Total health expenditure represents 240 billion euros in France today or 12% of GDP, after 60 years of substantial growth. This upward trend is doubtless not going to end, even if recurrent attempts to moderate it manage to restrict, to some extent, the proportion of this expenditure that is covered –and socialized– by sickness insurance, at the risk, as Jean-Claude Angoulvant reminds us here, of thwarting its social objectives. The very notion of health and the practices associated with it have been transformed by technical and societal developments, as Professor André Khayat explains in this same issue.
If we carry this logic to its extremes, as the present article shows, the current organization of care and its funding could be transformed into a genuine system of health “production” (in addition to remedy and prevention), capable of incorporating the changes at work (linked in particular to the evolution of health “demand”, taken in an increasingly wide sense) and seeing us through a break with the old practices.

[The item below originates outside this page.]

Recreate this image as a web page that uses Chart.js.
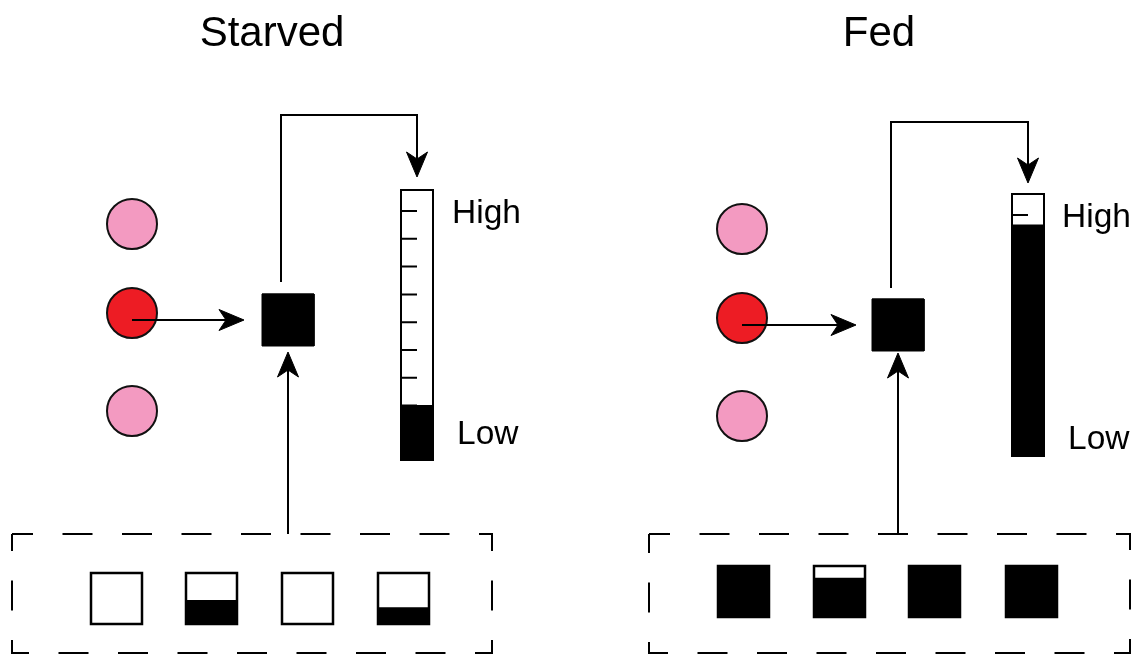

In this context, Jean-Claude Angoulvant sketches a broad systemic vision built around the “care pathway” –which should, in his view, become a “health pathway”. The idea involves bringing together the various strands of the “health-care machinery” –definition and content of health, practices and techniques, governance, regulation, funding etc.– and the related interconnections.
This work is conceived as an introduction to the necessary foresight approach to feed into a coherent public policy that covers all the fields concerned by future developments.